Elena – the swing-vote

Elena came to Britain to study English, fell in love with someone and moved over here. She doesn’t normally follow politics much, but she did some ‘homework’ for the interview. She mostly listens to British radio and gets her news from the internet. She voted for Grillo’s movement in the hope that someone new might do something good. Elena has always voted, but feels that nobody has ever tackled Italy’s problems. During the Berlusconi’s years she felt embarrassed about being Italian. She has a family, a house and feels at home in the UK, but would like to go back to Italy.
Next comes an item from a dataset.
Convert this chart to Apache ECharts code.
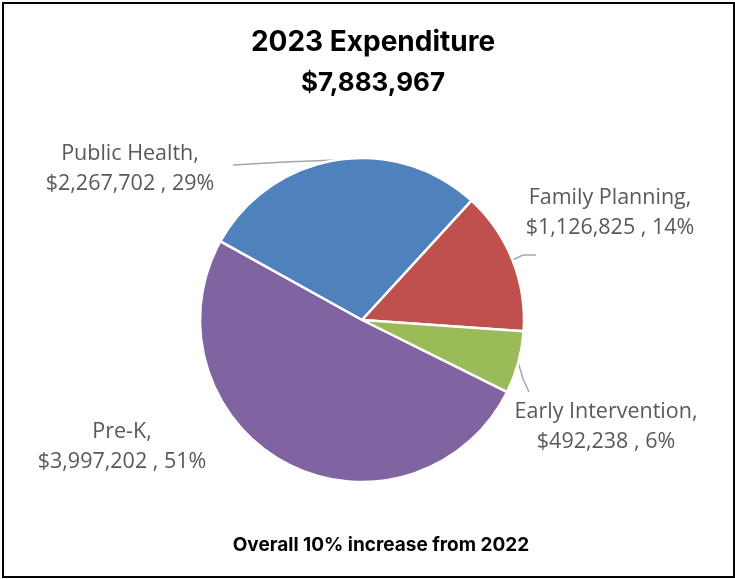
<!DOCTYPE html>
<html>
<head>
<meta charset="utf-8">
<script src="https://cdn.jsdelivr.net/npm/echarts@6/dist/echarts.min.js"></script>
<style>
html,body{margin:0;padding:0;background:#fff;}
#chart{width:735px;height:579px;}
</style>
</head>
<body>
<div id="chart"></div>
<script>
const categories = ['Public Health', 'Family Planning', 'Early Intervention', 'Pre-K'];
const values = [2267702, 1126825, 492238, 3997202];
const colors = ['#4F81BD', '#C0504D', '#9BBB59', '#8064A2'];
const titleText = '2023 Expenditure';
const subtitleText = '$7,883,967';
const footerText = 'Overall 10% increase from 2022';
// label centres (layout only)
const labelCenters = [[130, 169], [610, 213], [606, 427], [122, 447]];
// leader line bend / end points (layout only); start comes from the slice itself
const leaderTail = [[[285, 162], [233, 165]], [[523, 255], [536, 255]], [[523, 379], [529, 392]], null];

const chart = echarts.init(document.getElementById('chart'));
const fmt = v => '$' + v.toLocaleString('en-US');

chart.setOption({
  animation: false,
  title: [
    {text: titleText, left: 368, top: 24, textAlign: 'center',
     textStyle: {fontFamily: 'Inter', fontWeight: 'bold', fontSize: 28, color: '#000'}},
    {text: subtitleText, left: 368, top: 65, textAlign: 'center',
     textStyle: {fontFamily: 'Inter', fontWeight: 'bold', fontSize: 26, color: '#000'}},
    {text: footerText, left: 376, top: 531, textAlign: 'center',
     textStyle: {fontFamily: 'Inter', fontWeight: 'bold', fontSize: 19, color: '#000'}}
  ],
  graphic: [{
    type: 'rect', shape: {x: 3, y: 3, width: 731, height: 574},
    style: {fill: 'none', stroke: '#000', lineWidth: 2}, silent: true
  }],
  series: [{
    type: 'pie',
    center: [362, 320],
    radius: 162,
    startAngle: 151,
    clockwise: true,
    avoidLabelOverlap: false,
    itemStyle: {borderColor: '#fff', borderWidth: 2.5},
    label: {
      show: true,
      position: 'outside',
      fontFamily: 'Open Sans',
      fontSize: 21.5,
      lineHeight: 30,
      color: '#595959',
      align: 'center',
      formatter: p => p.name + ',\n' + fmt(p.value) + ' , ' + Math.round(p.percent) + '%'
    },
    labelLine: {show: true, lineStyle: {color: '#A6A6A6', width: 1.5}, length: 10, length2: 10},
    labelLayout: p => {
      const c = labelCenters[p.dataIndex];
      const out = {x: c[0], y: c[1], align: 'center', verticalAlign: 'middle'};
      const tail = leaderTail[p.dataIndex];
      if (tail && p.labelLinePoints) {
        out.labelLinePoints = [p.labelLinePoints[0], tail[0], tail[1]];
      }
      return out;
    },
    data: categories.map((n, i) => ({
      name: n, value: values[i],
      itemStyle: {color: colors[i]},
      labelLine: {show: leaderTail[i] !== null}
    }))
  }]
});
</script>
</body>
</html>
That looks impossible now.

Luca – the scientist

Luca studied and worked across Europe and America. He now lives in Holland. He is turned off by politics, including Dutch politics, which feels too provincial. Sometimes he finds Italian politics too complicated and the press biased so he checks the facts against the international media. Luca feels detached and dispirited and remembers his PhD supervisor saying that if he left to study abroad, it would be a one-way ticket. So it was.

Sara – the ‘outcast’

Sara studied in the UK through the Erasmus exchange programme, came back to do a PhD, and got stuck here for nearly 15 years. She longs to return to Italy, but there is no hope of getting a job as an academic at ‘home’. She is not interested in politics and she has no hope of any change. She is not settled and feels an ‘outcast’. She is not even registered as a ‘resident abroad’. On Friday, she will be going ‘home’ to see her family and vote.

In pursuit of a ‘changed’ country

Most of my friends left Italy over ten years ago, well before the current economic crisis. They chose to leave their country, their language and their families. Some made their home elsewhere with no regrets, some long to go back, all of them want to see change. They want Italy to be a country where they could be valued for their work and abilities, a country that is less arrogant, provincial and materialistic, a country that promises a future for all its citizens. They are six characters in search of a country that would look a bit more like them.